**To do**.
Type out the complete listing below word for word, without its pictures.
— BEGIN —
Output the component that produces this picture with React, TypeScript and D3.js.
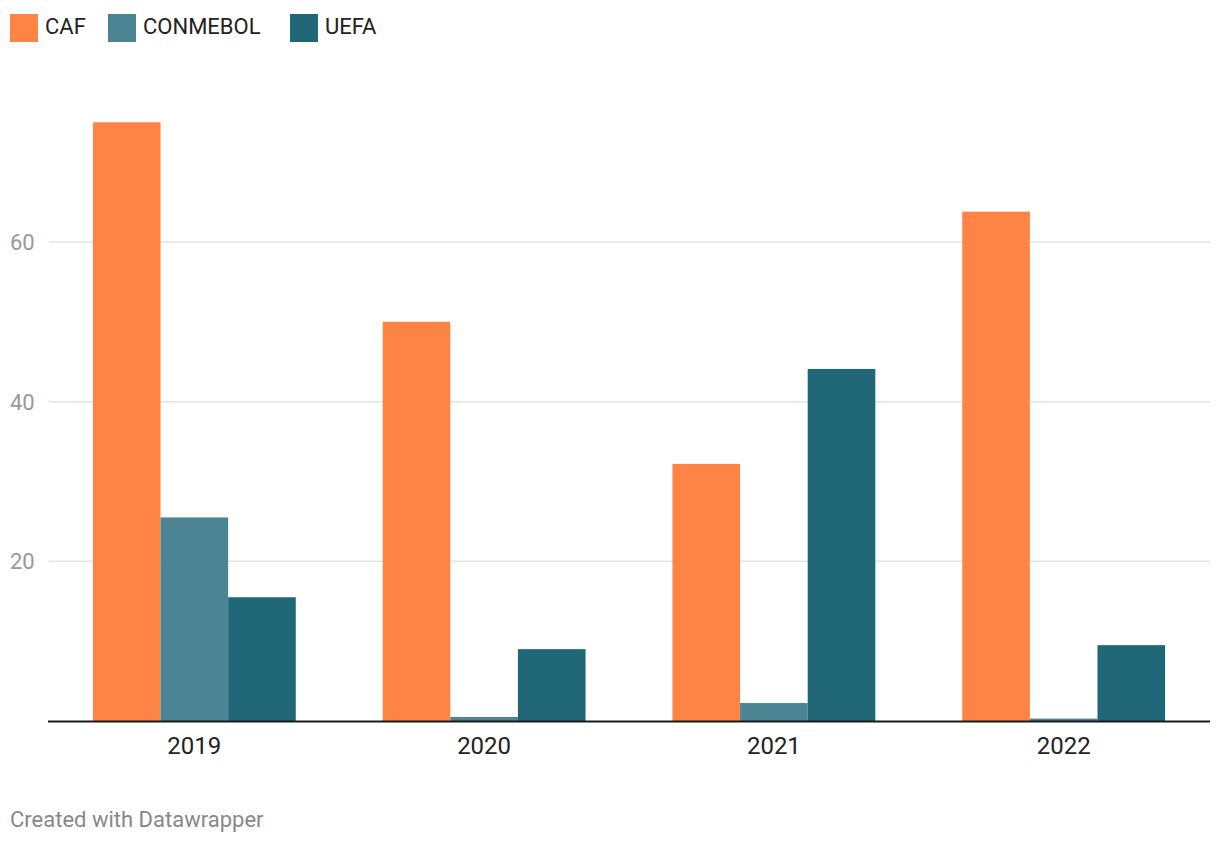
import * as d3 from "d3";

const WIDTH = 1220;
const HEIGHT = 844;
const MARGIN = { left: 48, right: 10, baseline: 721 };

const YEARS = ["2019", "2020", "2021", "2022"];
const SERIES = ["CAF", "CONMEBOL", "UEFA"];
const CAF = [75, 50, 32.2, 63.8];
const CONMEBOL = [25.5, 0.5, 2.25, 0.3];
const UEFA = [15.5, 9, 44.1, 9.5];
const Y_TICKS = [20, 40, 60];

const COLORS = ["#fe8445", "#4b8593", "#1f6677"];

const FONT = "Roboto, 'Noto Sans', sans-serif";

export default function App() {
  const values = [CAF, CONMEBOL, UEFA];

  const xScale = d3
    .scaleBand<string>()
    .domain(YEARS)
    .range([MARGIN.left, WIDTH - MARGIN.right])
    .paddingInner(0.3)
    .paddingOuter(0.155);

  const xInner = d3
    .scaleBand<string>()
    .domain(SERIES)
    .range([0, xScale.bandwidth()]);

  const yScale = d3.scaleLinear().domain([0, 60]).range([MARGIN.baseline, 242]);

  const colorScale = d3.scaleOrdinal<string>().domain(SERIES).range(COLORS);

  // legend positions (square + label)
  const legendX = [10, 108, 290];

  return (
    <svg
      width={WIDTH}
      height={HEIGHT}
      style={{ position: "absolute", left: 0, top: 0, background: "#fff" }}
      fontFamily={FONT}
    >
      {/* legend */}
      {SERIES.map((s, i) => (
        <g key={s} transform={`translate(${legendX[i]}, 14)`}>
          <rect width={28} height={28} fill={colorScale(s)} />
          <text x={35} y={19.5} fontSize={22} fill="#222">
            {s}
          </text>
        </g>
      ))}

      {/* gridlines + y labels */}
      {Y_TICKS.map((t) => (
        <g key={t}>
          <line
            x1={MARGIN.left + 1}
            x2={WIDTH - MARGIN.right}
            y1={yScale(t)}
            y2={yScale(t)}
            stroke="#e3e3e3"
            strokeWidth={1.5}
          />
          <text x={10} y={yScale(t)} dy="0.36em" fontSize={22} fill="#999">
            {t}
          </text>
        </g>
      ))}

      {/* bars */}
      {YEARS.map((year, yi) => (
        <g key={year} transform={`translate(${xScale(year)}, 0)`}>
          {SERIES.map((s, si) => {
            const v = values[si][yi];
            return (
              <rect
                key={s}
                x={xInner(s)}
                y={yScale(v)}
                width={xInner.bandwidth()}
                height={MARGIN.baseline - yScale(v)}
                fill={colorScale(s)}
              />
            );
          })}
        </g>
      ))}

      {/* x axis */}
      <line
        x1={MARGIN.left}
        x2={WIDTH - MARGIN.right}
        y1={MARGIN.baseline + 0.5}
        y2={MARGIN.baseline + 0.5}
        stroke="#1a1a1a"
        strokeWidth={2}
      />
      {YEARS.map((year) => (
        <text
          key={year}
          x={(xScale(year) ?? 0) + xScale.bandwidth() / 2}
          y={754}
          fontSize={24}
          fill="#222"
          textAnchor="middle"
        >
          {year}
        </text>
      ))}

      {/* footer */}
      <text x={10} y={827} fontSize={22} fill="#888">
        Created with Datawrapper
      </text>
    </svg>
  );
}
— END —
**Solution to the problem**.
Output the component that produces this picture with React, TypeScript and D3.js.
import * as d3 from "d3";

const WIDTH = 1220;
const HEIGHT = 844;
const MARGIN = { left: 48, right: 10, baseline: 721 };

const YEARS = ["2019", "2020", "2021", "2022"];
const SERIES = ["CAF", "CONMEBOL", "UEFA"];
const CAF = [75, 50, 32.2, 63.8];
const CONMEBOL = [25.5, 0.5, 2.25, 0.3];
const UEFA = [15.5, 9, 44.1, 9.5];
const Y_TICKS = [20, 40, 60];

const COLORS = ["#fe8445", "#4b8593", "#1f6677"];

const FONT = "Roboto, 'Noto Sans', sans-serif";

export default function App() {
  const values = [CAF, CONMEBOL, UEFA];

  const xScale = d3
    .scaleBand<string>()
    .domain(YEARS)
    .range([MARGIN.left, WIDTH - MARGIN.right])
    .paddingInner(0.3)
    .paddingOuter(0.155);

  const xInner = d3
    .scaleBand<string>()
    .domain(SERIES)
    .range([0, xScale.bandwidth()]);

  const yScale = d3.scaleLinear().domain([0, 60]).range([MARGIN.baseline, 242]);

  const colorScale = d3.scaleOrdinal<string>().domain(SERIES).range(COLORS);

  // legend positions (square + label)
  const legendX = [10, 108, 290];

  return (
    <svg
      width={WIDTH}
      height={HEIGHT}
      style={{ position: "absolute", left: 0, top: 0, background: "#fff" }}
      fontFamily={FONT}
    >
      {/* legend */}
      {SERIES.map((s, i) => (
        <g key={s} transform={`translate(${legendX[i]}, 14)`}>
          <rect width={28} height={28} fill={colorScale(s)} />
          <text x={35} y={19.5} fontSize={22} fill="#222">
            {s}
          </text>
        </g>
      ))}

      {/* gridlines + y labels */}
      {Y_TICKS.map((t) => (
        <g key={t}>
          <line
            x1={MARGIN.left + 1}
            x2={WIDTH - MARGIN.right}
            y1={yScale(t)}
            y2={yScale(t)}
            stroke="#e3e3e3"
            strokeWidth={1.5}
          />
          <text x={10} y={yScale(t)} dy="0.36em" fontSize={22} fill="#999">
            {t}
          </text>
        </g>
      ))}

      {/* bars */}
      {YEARS.map((year, yi) => (
        <g key={year} transform={`translate(${xScale(year)}, 0)`}>
          {SERIES.map((s, si) => {
            const v = values[si][yi];
            return (
              <rect
                key={s}
                x={xInner(s)}
                y={yScale(v)}
                width={xInner.bandwidth()}
                height={MARGIN.baseline - yScale(v)}
                fill={colorScale(s)}
              />
            );
          })}
        </g>
      ))}

      {/* x axis */}
      <line
        x1={MARGIN.left}
        x2={WIDTH - MARGIN.right}
        y1={MARGIN.baseline + 0.5}
        y2={MARGIN.baseline + 0.5}
        stroke="#1a1a1a"
        strokeWidth={2}
      />
      {YEARS.map((year) => (
        <text
          key={year}
          x={(xScale(year) ?? 0) + xScale.bandwidth() / 2}
          y={754}
          fontSize={24}
          fill="#222"
          textAnchor="middle"
        >
          {year}
        </text>
      ))}

      {/* footer */}
      <text x={10} y={827} fontSize={22} fill="#888">
        Created with Datawrapper
      </text>
    </svg>
  );
}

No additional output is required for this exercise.